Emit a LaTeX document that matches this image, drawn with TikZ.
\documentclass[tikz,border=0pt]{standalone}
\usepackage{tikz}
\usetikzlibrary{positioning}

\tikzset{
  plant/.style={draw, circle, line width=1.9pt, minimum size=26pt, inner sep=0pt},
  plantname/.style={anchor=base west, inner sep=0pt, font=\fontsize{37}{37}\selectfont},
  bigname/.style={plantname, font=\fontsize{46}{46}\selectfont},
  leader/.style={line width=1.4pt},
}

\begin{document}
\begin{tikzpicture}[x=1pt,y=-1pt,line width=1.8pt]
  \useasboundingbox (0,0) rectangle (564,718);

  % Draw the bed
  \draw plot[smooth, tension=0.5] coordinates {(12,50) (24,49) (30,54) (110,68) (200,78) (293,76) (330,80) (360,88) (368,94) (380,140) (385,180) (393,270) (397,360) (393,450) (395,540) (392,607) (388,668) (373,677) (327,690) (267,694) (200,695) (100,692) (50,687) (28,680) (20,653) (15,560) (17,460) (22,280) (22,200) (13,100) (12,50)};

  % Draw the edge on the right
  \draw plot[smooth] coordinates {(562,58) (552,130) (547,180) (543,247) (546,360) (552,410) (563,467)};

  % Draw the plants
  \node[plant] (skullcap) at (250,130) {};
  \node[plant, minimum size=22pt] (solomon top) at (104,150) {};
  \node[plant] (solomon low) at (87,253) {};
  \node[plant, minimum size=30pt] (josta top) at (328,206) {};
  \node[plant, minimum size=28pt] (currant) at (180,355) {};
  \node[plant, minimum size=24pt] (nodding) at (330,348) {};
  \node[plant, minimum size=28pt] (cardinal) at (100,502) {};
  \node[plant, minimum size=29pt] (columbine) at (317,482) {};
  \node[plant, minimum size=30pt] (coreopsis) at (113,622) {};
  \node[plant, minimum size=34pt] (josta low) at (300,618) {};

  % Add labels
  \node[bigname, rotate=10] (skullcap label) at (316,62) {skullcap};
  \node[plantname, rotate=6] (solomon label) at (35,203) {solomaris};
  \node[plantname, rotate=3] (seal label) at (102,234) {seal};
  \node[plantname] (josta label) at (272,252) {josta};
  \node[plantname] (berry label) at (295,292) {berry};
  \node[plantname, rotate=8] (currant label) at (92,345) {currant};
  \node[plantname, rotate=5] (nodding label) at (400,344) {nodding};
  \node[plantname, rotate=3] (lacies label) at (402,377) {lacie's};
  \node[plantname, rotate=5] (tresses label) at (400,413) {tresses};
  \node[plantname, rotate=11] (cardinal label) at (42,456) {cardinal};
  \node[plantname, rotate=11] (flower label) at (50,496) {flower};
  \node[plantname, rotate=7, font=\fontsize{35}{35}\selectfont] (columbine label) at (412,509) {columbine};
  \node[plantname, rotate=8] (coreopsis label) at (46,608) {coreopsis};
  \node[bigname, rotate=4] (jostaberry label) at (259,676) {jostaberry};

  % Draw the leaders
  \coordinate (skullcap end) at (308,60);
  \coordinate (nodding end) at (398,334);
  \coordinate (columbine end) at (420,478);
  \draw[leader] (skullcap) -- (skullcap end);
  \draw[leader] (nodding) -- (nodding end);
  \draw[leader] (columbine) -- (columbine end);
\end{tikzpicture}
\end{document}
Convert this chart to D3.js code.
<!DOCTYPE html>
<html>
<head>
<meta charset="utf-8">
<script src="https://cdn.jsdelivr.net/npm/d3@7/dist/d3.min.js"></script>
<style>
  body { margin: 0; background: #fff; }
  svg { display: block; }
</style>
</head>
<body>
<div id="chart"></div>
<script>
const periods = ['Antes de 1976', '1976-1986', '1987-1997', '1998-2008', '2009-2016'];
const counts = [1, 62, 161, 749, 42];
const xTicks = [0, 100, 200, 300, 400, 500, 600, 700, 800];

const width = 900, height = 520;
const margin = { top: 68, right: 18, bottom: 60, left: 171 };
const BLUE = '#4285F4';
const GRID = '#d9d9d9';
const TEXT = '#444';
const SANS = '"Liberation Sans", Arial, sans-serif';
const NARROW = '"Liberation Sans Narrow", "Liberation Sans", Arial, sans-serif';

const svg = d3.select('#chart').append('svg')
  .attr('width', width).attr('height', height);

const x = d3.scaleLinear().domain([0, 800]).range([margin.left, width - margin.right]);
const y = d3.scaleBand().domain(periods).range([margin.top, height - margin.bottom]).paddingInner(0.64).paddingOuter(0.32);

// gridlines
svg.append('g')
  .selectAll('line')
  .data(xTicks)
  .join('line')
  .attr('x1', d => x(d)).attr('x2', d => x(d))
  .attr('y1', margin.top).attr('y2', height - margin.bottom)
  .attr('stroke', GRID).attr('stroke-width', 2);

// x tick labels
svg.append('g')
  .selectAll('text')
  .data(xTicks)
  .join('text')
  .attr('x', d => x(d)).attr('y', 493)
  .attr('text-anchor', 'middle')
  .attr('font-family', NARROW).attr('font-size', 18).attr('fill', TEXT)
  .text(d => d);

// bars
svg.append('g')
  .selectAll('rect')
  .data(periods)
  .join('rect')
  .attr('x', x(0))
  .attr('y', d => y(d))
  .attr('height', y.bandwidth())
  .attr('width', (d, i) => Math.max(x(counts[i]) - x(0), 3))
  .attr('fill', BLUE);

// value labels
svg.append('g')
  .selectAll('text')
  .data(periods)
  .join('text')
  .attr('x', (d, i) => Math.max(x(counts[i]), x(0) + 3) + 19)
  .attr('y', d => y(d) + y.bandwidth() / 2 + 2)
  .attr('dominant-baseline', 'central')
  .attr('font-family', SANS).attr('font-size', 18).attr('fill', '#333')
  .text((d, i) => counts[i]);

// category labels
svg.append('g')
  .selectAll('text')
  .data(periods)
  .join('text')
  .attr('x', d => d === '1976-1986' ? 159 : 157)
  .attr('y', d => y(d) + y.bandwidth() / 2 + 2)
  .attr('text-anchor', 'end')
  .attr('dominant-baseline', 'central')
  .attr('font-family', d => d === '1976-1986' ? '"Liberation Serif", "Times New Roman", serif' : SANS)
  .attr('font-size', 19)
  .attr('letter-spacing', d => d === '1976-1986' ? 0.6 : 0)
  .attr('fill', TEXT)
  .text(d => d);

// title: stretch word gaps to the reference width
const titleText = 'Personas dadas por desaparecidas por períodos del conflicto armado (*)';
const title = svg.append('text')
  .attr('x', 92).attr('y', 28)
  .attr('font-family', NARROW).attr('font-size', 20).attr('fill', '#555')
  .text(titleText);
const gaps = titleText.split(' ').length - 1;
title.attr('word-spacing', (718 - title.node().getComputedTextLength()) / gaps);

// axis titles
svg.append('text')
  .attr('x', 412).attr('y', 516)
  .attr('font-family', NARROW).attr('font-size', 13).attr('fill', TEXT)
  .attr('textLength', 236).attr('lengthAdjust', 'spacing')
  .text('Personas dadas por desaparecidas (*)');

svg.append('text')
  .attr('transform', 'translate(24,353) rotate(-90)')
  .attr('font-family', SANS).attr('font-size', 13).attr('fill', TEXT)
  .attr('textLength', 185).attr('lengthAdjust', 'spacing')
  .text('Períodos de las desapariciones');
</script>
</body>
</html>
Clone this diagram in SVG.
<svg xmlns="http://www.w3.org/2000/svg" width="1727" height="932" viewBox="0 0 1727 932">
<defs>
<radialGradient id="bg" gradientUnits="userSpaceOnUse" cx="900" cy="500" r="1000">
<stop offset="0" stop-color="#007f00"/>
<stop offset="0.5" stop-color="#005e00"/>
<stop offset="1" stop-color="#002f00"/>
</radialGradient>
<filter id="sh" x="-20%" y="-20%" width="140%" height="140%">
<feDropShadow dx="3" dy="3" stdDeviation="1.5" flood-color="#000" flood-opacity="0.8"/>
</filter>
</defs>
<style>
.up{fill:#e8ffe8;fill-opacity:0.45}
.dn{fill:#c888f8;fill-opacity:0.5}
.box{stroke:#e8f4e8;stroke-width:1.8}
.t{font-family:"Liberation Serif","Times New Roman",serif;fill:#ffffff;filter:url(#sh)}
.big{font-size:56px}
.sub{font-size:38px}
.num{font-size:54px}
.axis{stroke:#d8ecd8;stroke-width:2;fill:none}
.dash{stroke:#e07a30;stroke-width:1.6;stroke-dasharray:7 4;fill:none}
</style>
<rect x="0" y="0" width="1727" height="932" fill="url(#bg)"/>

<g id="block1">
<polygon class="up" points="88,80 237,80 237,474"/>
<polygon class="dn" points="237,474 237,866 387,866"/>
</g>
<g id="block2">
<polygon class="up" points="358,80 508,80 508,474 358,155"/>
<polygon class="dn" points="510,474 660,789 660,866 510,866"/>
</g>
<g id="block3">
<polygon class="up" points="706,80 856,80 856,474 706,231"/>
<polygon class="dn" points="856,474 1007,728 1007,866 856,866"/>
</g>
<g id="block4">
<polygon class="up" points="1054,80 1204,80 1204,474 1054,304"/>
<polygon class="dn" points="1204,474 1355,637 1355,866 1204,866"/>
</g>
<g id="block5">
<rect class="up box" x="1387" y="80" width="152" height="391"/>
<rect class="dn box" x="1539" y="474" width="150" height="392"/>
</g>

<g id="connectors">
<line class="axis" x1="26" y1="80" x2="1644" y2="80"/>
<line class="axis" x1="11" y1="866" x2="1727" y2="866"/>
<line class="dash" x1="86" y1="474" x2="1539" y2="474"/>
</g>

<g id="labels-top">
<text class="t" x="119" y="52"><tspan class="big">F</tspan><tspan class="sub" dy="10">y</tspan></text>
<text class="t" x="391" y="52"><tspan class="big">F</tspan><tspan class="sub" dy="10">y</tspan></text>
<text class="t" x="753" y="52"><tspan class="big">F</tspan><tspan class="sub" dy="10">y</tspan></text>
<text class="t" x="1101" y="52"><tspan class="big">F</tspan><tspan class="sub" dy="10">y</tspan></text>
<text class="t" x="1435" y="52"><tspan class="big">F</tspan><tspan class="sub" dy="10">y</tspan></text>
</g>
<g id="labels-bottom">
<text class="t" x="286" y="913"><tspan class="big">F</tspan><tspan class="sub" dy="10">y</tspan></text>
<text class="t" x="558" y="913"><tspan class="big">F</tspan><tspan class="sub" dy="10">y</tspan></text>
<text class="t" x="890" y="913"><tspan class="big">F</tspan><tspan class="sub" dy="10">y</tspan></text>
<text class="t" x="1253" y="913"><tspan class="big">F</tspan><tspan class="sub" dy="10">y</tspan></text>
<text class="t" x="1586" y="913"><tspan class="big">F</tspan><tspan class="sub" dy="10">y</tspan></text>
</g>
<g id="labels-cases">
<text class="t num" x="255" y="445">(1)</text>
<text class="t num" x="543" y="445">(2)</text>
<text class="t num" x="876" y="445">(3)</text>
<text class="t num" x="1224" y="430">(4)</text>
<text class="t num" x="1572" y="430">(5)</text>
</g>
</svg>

*****

Give back the listing exactly, please, from its first line to the line containing "(552,130) (547,180) (543,247)", inclusive, and nothing past that line.

Emit a LaTeX document that matches this image, drawn with TikZ.
\documentclass[tikz,border=0pt]{standalone}
\usepackage{tikz}
\usetikzlibrary{positioning}

\tikzset{
  plant/.style={draw, circle, line width=1.9pt, minimum size=26pt, inner sep=0pt},
  plantname/.style={anchor=base west, inner sep=0pt, font=\fontsize{37}{37}\selectfont},
  bigname/.style={plantname, font=\fontsize{46}{46}\selectfont},
  leader/.style={line width=1.4pt},
}

\begin{document}
\begin{tikzpicture}[x=1pt,y=-1pt,line width=1.8pt]
  \useasboundingbox (0,0) rectangle (564,718);

  % Draw the bed
  \draw plot[smooth, tension=0.5] coordinates {(12,50) (24,49) (30,54) (110,68) (200,78) (293,76) (330,80) (360,88) (368,94) (380,140) (385,180) (393,270) (397,360) (393,450) (395,540) (392,607) (388,668) (373,677) (327,690) (267,694) (200,695) (100,692) (50,687) (28,680) (20,653) (15,560) (17,460) (22,280) (22,200) (13,100) (12,50)};

  % Draw the edge on the right
  \draw plot[smooth] coordinates {(562,58) (552,130) (547,180) (543,247) (546,360) (552,410) (563,467)};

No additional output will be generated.